模板类成员函数的专业化

Question

there:

What is the result of the following codes?

foo.h

#include <iostream>

template<class _Tp>
struct Foo
{
   void print() { std::cout << "foo\n"; }
};

foo.cxx

#include "foo.h"

template<>
void Foo<int>::print()
{
   std::cout << "foo<int>\n";
}

main.cxx

#include "foo.h"

int main()
{
   Foo<double>().print();
   Foo<int>().print();
   return 0;
 }

The results are different:

1. when complied by MSVC,

    foo foo 

2. when compiled by g++,

    foo foo<int> 

I would like to get the second result regardless of compilers. What should I do additionally to achieve? If possible, would you give me an explanation about underlying standards or mechanism. Thank you!

Answer 1

Your program has undefined behavior.

There are two implementations of Foo<int>::print() -- an inline definition that is obtained from the class template definition and the non-inline definition in foo.cxx. A compiler is free to choose either.

A compiler is not required to diagnose that as a problem. Many of them (apparently that includes g++ and MSVC) choose that route for definitions of class templates and their member functions.

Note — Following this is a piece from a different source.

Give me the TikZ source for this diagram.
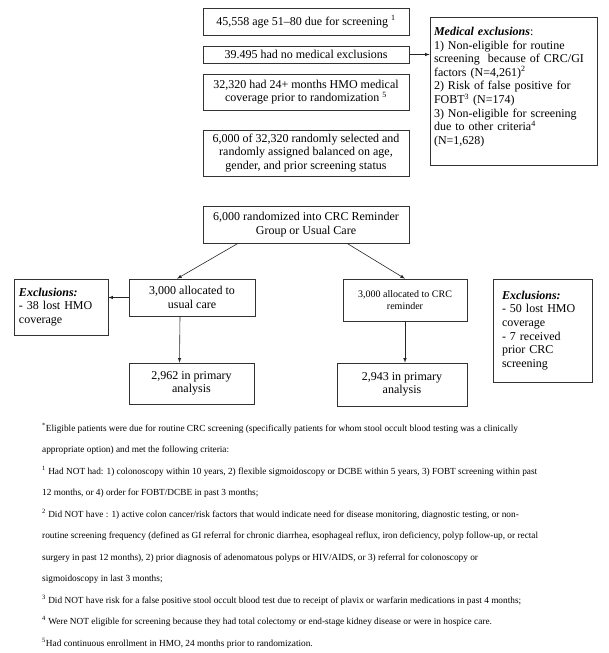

To make sure that both compilers choose the implementation in foo.cxx, declare the function in foo.h.

#include <iostream>

template<class _Tp>
struct Foo
{
   void print() { std::cout << "foo\n"; }
};

template<> void Foo<int>::print();

Answer 2

It is interest. I know that templates are interpreted at compile time, not link time. So, in my opinion, specialization template should implements at each cpp files. What is your g++ version?

Answer 3

If the foo.h looks like following, both compilers produce the same results. But I don't know why.

#include <iostream>


template<class _Tp>
struct Foo
{
   void print();
};

template<class _Tp>
void Foo<_Tp>::print()
{
   std::cout << "foo\n";
}

template<> void Foo<int>::print();